I had a stroll around the big church which dominates Haworth. I stood at the church’s main door and wondered if the couple had stood on the stones I was now standing on. How many people attended? You can only think the day was tainted with sadness. None of Charlotte’s brothers or sisters who she shared the parsonage with had lived over 31 years and her dad refused to approve the union saying a poor Irish pastor shouldn't marry his famous daughter.

 

As I strolled around the graveyard adjacent to the parsonage you’d think all those trees would have been there when Charlotte got married. However they were planted a decade after the wedding. Haworth was one of the unhealthiest places to live in Victorian England.
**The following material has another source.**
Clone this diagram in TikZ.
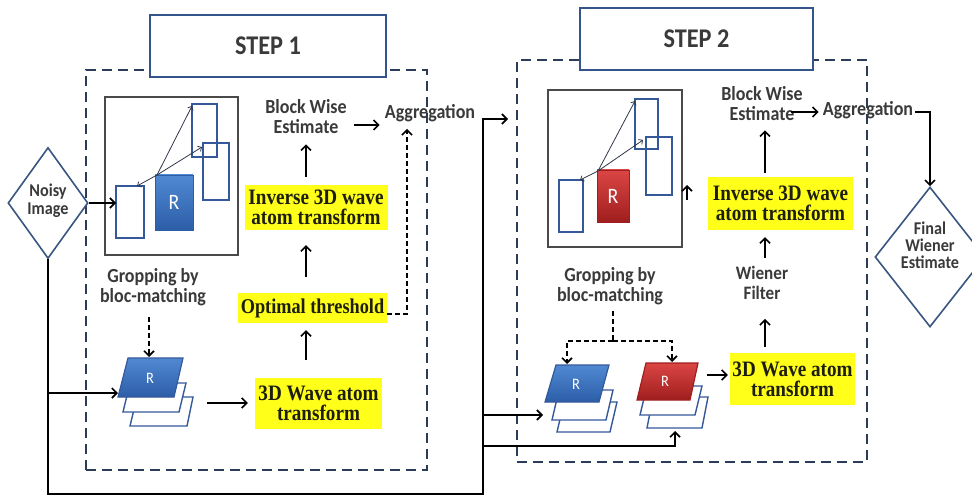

Decaying matter from the graveyard seeped into the stream which the town-folk drank from causing countless early deaths. 41% of children here didn’t reach five years old and the average life expectancy was 25 years. A report condemned the practice of covering grave with flats stones saying air couldn’t access the soil and promote plant growth which would hasten decomposition.

 

The wedding reception was held at the Sunday school building that lies between the church and the Parsonage. Charlotte and her siblings had taught here. How many were at the meal to celebrate the freshly-married couple is unknown. Charlotte had sent out over a dozen invitations for the celebration but only two to friends (Ellen Nussey and Miss Wooller.)

 

What happened to widower Arthur? He remained at the parsonage for a decade caring for Charlotte’s dad until his death. He was expected to succeed him as the incumbent minister but the church trustees voted against him and he resigned. He returned to his native Ireland where he remarried and left the clergy. He died of bronchitis aged 87.